Women in ConstructionJump to comments (0)
Women in construction
By Sophie Beard, Account Executive, MRA Marketing
The construction industry has come a long way over the years in reflecting diversity. However, there is still a long way to go – particularly in encouraging women to work in the sector.
Women play an important part in construction, but the industry needs to do more to make construction an attractive and exciting place for women to work. A good place to start is by listening to women to find out what they value. A recent survey on ‘Women in Construction’ organised by CIPR Construction and Property Special Interest Group – which I took part in - clearly identified key emerging challenges, which need to be addressed.

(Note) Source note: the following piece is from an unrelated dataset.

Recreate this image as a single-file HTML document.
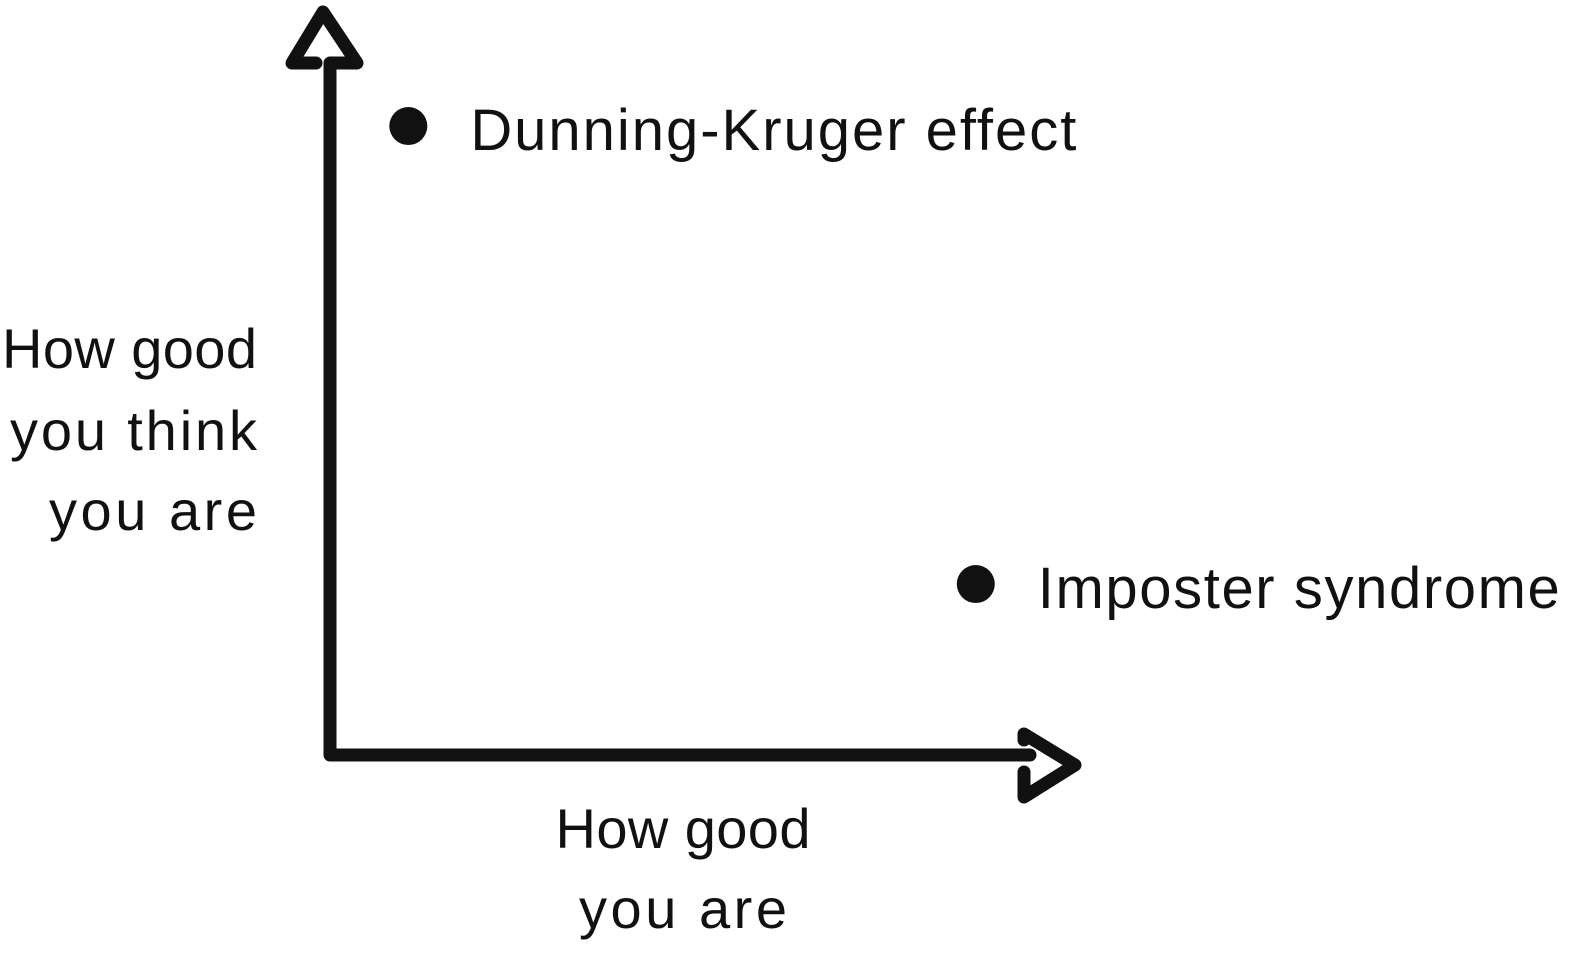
<!DOCTYPE html>
<html><head><meta charset="utf-8"><style>
html,body{margin:0;padding:0;background:#fff;}
svg{display:block;}
text{font-family:"Liberation Sans","DejaVu Sans",sans-serif;fill:#111;}
</style></head><body>
<svg id="chart" width="1586" height="955" viewBox="0 0 1586 955" xmlns="http://www.w3.org/2000/svg">
<g>
<polyline points="316,63 292,63 323,12 357,63 330,63 330,755 1030,755" fill="none" stroke="#111" stroke-width="13" stroke-linejoin="round" stroke-linecap="round"/>
</g>
<g>
<polyline points="1024,740 1024,734 1075,765 1024,797 1024,772" fill="none" stroke="#111" stroke-width="13" stroke-linejoin="round" stroke-linecap="round"/>
</g>
<g font-size="56" text-anchor="end">
<text x="257" y="368" textLength="255">How good</text>
<text x="257" y="450" textLength="247">you think</text>
<text x="257" y="530" textLength="208">you are</text>
</g>
<g font-size="56" text-anchor="middle">
<text x="683" y="848" textLength="255">How good</text>
<text x="683" y="928" textLength="208">you are</text>
</g>
<g id="points"></g>
</svg>
<script>
const labels = ["Dunning-Kruger effect", "Imposter syndrome"];
const actualSkill = [0.11, 0.907];
const perceivedSkill = [0.905, 0.246];
const labelWidths = [606, 522];
const ox = 330, oy = 755, w = 712, h = 695;
function xs(v){return ox + v*w;}
function ys(v){return oy - v*h;}
const g = document.getElementById('points');
const NS = 'http://www.w3.org/2000/svg';
labels.forEach((lab,i)=>{
  const c = document.createElementNS(NS,'circle');
  
  
  c.setAttribute('cx',xs(actualSkill[i]));
  c.setAttribute('cy',ys(perceivedSkill[i]));
  c.setAttribute('r',19);
  c.setAttribute('fill','#111');
  g.appendChild(c);
  const t = document.createElementNS(NS,'text');
  
  
  t.setAttribute('x',xs(actualSkill[i])+62);
  t.setAttribute('y',ys(perceivedSkill[i])+24);
  t.setAttribute('font-size','58');
  t.setAttribute('textLength',labelWidths[i]);
  t.textContent = lab;
  g.appendChild(t);
});
</script>
</body></html>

What is clear from the survey is that these challenges can be overcome, particularly as an overwhelming majority of respondents to the survey (77%) felt proud to work within construction. It’s a sentiment that is becoming more and more evident. Take the recent ‘Women in Merchanting’ Round Table Debate for example. Organised by Builders’ Merchants News and hosted by the Builders Merchants Federation, 13 leading women in the industry discussed how the industry can attract and retain more female employees. The women applauded some great aspects of the industry and discussed how to work together to push the industry along a more diverse path. However, a recurring theme within the CIPR survey and the Round Table is that our industry doesn’t ‘shout’ loud enough about the great things it is doing and the exciting opportunities it offers.
Flexible working is another key area that needs to be addressed in order to attract more women in construction. Only 29% of respondents agreed flexible hours is a real option in the sector. To support women, the industry needs to promote and encourage flexible working to allow a balance of home and work life. People, not just women, value flexibility and understanding, so to get the best out of our employees the industry needs to move with the times and take the new working life on board. The next generation of workers will simply expect flexible working and any roles not offering this will be at a disadvantage.
With existing low numbers of women in construction there are few accessible mentors for women coming into the sector. Ongoing support to women reflects a challenge in the survey results, as 80% of respondents said they lacked mentors and sponsors. To guide and help women through construction we need to share our knowledge and experience of the industry with one another. This could be through a networking group, which 63% of the women taking part in this survey felt is absent from their organisation.
Construction is becoming more diverse, but this survey shows there is still a long way to go. This will only be achieved by listening to women to understand what they want, as well as looking outside of the construction industry to see what works well in other sectors, and incorporate this in construction.